The lady in front smiled at me. A young man had approached the Policeman keeping order at the front of the queue, asking, in English, where foreigners waited to enter Almaty’s Chinese Consulate. I’d intervened, explaining you queued with everyone else. Just as I was doing. He wandered off, looking frustrated.

After a lengthy wait I was eventually allowed into the Embassy compound, to be greeted by a rather helpful man. Took me a few moments to ascertain he wasn’t a Chinese official but an agency tout, of no use to me. More waiting, then eventually allowed to approach a glass screen.

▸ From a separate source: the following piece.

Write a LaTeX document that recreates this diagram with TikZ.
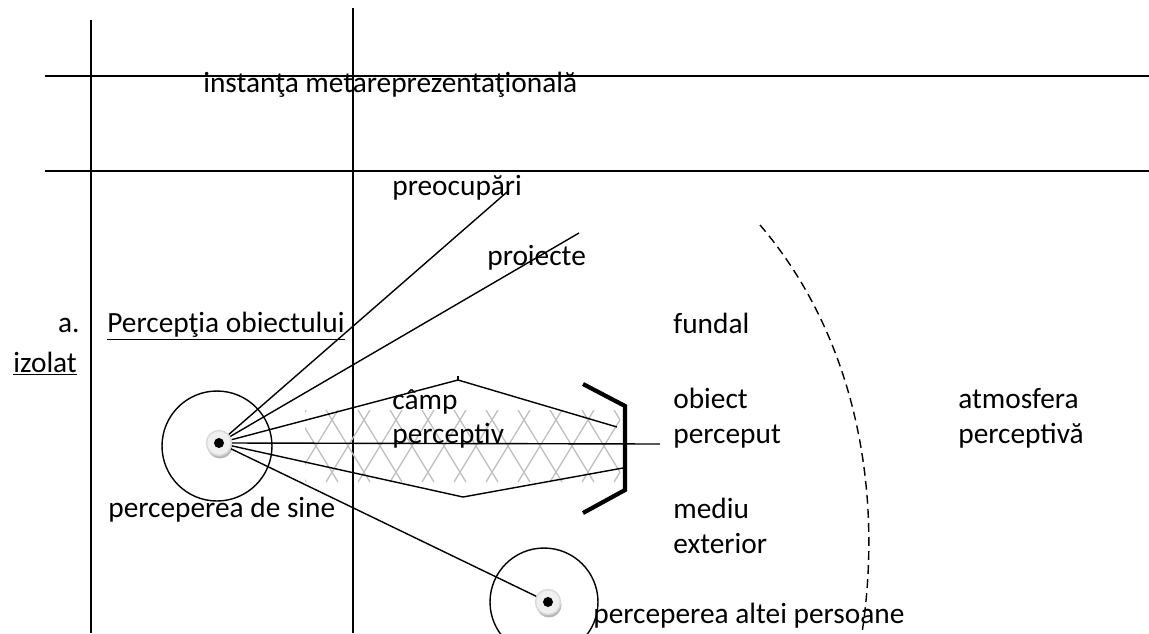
\documentclass[tikz,border=0pt]{standalone}
\usepackage{fontspec}
\setmainfont{Carlito}
\begin{document}
\begin{tikzpicture}
            [
                x=0.02cm, y=-0.02cm,
                eticheta/.style={anchor=base west, inner sep=0pt, font=\fontsize{16.7}{20}\selectfont},
                linie/.style={line width=0.8pt},
                ochi/.style={circle, fill=gray!12, draw=gray!30, line width=0.8pt, minimum size=0.5cm, inner sep=0pt},
                umbra/.style={circle, fill=gray!55, minimum size=0.5cm, inner sep=0pt},
                pupila/.style={circle, fill=black, minimum size=0.2cm, inner sep=0pt},
                hasura/.style={gray!50, line width=0.75pt},
            ]
            \useasboundingbox (0,0) rectangle (1149,633);
            % grila
            \draw[linie] (91,20) -- (91,633);
            \draw[linie] (353,8) -- (353,633);
            \draw[linie] (45,76) -- (1149,76);
            \draw[linie] (45,171) -- (1149,171);
            % hasura campului perceptiv
            \begin{scope}
                \clip (305,410) rectangle (620,482);
                \foreach \x in {230,262,...,660} {
                    \draw[hasura] (\x,482) -- ++(44,-72);
                    \draw[hasura] (\x,410) -- ++(44,72);
                }
            \end{scope}
            % cercuri
            \node[circle, draw, line width=0.8pt, minimum size=2.2cm] (sine) at (217,446) {};
            \node[circle, draw, line width=0.8pt, minimum size=2.16cm] (alta) at (544,602) {};
            % ochi
            \node[umbra] (umbra1) at (220,446) {};
            \node[ochi] (ochi1) at (219,443) {};
            \node[pupila] (pupila1) at (ochi1.center) {};
            \node[umbra] (umbra2) at (549,605) {};
            \node[ochi] (ochi2) at (548,602) {};
            \node[pupila] (pupila2) at (ochi2.center) {};
            % capete de linii
            \coordinate (preoc) at (507,192);
            \coordinate (proiect) at (579,233);
            \coordinate (sus) at (458,380);
            \coordinate (susdr) at (617,427);
            \coordinate (jos) at (463,497);
            \coordinate (josdr) at (623,468);
            \coordinate (orizont) at (660,444);
            % raze
            \draw[linie] (ochi1) -- (preoc);
            \draw[linie] (ochi1) -- (proiect);
            \draw[linie] (ochi1) -- (sus) -- (susdr);
            \draw[linie] (ochi1) -- (jos) -- (josdr);
            \draw[linie] (ochi1.east) -- (orizont);
            \draw[linie] (ochi1) -- (ochi2);
            \draw[linie] (sus) -- ++(0,-4);
            % obiect
            \draw[line width=2.4pt] (583,384) -- (625,406) -- (625,490) -- (583,513);
            % atmosfera
            \draw[linie, dash pattern=on 5pt off 3pt] (760,225) .. controls (850,330) and (885,480) .. (862,633);
            % texte
            \node[eticheta] (meta) at (203,92) {instanţa metareprezentaţională};
            \node[eticheta] (preocupari) at (392,195) {preocupări};
            \node[eticheta] (proiecte) at (487,265) {proiecte};
            \node[eticheta, anchor=base east] (a) at (80,332) {a.};
            \node[eticheta] (perceptia) at (107,332) {\underline{Percepţia obiectului}};
            \node[eticheta] (izolat) at (13,372) {\underline{izolat}};
            \node[eticheta] (camp) at (392,409) {câmp};
            \node[eticheta] (perceptiv) at (392,443) {perceptiv};
            \node[eticheta] (fundal) at (673,333) {fundal};
            \node[eticheta] (obiect) at (673,408) {obiect};
            \node[eticheta] (perceput) at (673,443) {perceput};
            \node[eticheta] (mediu) at (673,518) {mediu};
            \node[eticheta] (exterior) at (673,553) {exterior};
            \node[eticheta] (atmosfera) at (958,408) {atmosfera};
            \node[eticheta] (perceptiva) at (958,443) {perceptivă};
            \node[eticheta] (sinetext) at (108,517) {perceperea de sine};
            \node[eticheta] (altatext) at (593,623) {perceperea altei persoane};
        \end{tikzpicture}
\end{document}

“Do you possibly speak English?” I asked. “No” said the official, without expression. I explained my circumstances, my just expired sixty day visa, showed him my application form, the supporting paperwork. Seemed I’d also need a letter of introduction, then perhaps thirty days might be possible. I’d explained I’d not needed this for my previous visa, a return flight confirmation being sufficient. But he wasn’t budging. It wasn’t a simple no, rather a not yes – a polite no.

I’d wandered back out into the compound, found the tout I’d spoken to earlier and enquired about a letter of introduction. Around a hundred US dollars, would take a week or so. Bit of mental arithmetic – week for a letter, allow a week for visa processing – with no assurance of success, and I’d get perilously close to the expiry of my current Kazakhstan visa. Which would mean, in practice, a last minute flight out to obtain a fresh one. More expense.

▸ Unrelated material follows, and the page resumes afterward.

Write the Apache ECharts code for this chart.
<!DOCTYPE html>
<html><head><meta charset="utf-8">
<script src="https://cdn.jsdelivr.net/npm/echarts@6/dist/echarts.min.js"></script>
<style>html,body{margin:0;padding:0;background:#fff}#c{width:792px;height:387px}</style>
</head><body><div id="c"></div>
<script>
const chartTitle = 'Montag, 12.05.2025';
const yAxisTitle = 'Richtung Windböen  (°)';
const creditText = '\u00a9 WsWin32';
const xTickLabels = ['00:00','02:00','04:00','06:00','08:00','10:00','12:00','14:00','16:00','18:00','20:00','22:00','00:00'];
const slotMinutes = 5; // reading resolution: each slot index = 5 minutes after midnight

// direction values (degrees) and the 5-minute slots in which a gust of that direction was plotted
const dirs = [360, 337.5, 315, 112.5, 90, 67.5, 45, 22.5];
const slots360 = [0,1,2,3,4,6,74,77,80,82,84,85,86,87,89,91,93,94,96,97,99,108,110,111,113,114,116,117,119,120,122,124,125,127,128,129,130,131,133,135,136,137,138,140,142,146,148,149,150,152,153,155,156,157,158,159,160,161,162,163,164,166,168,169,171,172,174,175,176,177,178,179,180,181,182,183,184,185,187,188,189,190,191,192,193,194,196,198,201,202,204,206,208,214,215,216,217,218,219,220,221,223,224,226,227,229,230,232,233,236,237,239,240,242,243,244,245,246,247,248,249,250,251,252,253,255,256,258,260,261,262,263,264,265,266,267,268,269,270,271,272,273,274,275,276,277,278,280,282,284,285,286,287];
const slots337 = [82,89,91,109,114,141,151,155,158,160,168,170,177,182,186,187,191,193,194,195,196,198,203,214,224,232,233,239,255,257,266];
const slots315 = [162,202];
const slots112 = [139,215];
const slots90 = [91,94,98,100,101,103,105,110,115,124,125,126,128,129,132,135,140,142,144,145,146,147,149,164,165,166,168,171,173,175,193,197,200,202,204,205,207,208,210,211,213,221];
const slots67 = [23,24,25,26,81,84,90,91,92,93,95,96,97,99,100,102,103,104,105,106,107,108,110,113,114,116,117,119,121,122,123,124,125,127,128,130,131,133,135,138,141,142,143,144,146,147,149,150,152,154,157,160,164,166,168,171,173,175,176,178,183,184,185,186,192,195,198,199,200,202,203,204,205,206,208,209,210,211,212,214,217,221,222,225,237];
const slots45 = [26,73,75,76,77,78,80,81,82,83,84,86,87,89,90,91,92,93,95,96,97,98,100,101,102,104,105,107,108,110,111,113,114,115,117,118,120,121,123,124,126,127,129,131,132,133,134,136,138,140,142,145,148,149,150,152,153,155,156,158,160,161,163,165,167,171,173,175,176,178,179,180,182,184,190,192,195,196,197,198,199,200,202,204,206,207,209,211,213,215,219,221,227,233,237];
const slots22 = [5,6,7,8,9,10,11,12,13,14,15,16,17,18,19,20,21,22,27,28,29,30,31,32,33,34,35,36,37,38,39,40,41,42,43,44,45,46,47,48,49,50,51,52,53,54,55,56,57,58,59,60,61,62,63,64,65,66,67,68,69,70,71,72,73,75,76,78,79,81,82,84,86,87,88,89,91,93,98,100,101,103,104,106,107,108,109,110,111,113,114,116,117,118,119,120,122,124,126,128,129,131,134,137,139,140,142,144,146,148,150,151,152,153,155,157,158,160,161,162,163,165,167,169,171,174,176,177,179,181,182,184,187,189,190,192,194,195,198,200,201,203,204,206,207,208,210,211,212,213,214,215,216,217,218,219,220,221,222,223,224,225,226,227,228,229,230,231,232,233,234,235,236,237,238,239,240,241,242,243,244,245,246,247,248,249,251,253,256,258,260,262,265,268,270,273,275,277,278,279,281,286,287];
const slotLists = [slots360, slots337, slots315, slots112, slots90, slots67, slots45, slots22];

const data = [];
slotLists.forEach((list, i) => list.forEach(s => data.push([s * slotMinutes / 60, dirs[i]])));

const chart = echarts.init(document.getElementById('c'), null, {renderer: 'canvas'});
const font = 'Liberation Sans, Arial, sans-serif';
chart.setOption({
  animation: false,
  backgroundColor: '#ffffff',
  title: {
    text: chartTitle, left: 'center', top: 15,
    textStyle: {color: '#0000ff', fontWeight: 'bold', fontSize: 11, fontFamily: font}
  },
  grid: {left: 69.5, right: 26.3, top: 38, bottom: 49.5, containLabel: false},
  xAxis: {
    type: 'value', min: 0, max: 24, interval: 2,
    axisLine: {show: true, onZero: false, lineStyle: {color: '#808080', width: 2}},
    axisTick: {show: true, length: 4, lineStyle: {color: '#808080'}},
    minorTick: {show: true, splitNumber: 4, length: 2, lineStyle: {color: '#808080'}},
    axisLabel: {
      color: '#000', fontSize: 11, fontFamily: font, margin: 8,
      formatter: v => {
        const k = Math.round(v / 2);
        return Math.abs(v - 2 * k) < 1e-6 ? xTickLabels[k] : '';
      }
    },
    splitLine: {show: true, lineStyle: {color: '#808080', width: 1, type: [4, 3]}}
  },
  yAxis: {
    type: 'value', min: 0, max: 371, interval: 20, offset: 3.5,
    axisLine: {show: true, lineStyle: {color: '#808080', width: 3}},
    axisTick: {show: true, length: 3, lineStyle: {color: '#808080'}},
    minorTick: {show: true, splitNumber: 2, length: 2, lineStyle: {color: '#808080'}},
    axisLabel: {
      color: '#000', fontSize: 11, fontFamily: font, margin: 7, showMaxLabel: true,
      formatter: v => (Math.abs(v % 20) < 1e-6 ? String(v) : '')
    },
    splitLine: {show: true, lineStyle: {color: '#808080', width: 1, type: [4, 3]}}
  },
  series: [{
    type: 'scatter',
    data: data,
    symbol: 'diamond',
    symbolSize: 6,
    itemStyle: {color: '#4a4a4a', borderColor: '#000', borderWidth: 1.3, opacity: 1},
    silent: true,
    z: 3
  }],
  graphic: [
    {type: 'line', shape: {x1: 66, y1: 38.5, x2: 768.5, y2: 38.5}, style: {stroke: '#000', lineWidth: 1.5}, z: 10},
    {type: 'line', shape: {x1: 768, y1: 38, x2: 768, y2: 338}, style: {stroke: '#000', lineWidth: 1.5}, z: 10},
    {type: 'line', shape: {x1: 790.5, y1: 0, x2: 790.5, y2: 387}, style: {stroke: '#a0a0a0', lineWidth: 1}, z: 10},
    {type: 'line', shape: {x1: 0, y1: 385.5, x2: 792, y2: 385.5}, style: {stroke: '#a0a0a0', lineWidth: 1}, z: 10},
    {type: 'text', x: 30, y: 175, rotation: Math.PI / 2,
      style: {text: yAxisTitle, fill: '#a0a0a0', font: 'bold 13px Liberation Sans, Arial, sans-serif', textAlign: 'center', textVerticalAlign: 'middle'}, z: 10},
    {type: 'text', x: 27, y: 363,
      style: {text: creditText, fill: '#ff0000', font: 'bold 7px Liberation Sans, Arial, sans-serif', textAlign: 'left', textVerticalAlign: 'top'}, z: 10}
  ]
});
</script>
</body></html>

So what to do? I’d get nowhere today at the Consulate, so decided to contemplate my next move over a cup of tea. Objectively. Seemed I could spend a good deal of money, time and effort attempting to secure a fresh visa in Almaty, but with no guarantee of success. Far from it. And even if I did manage to obtain a thirty day visa, I’d struggle to work with that for crossing China in its entirety. Time for Plan B.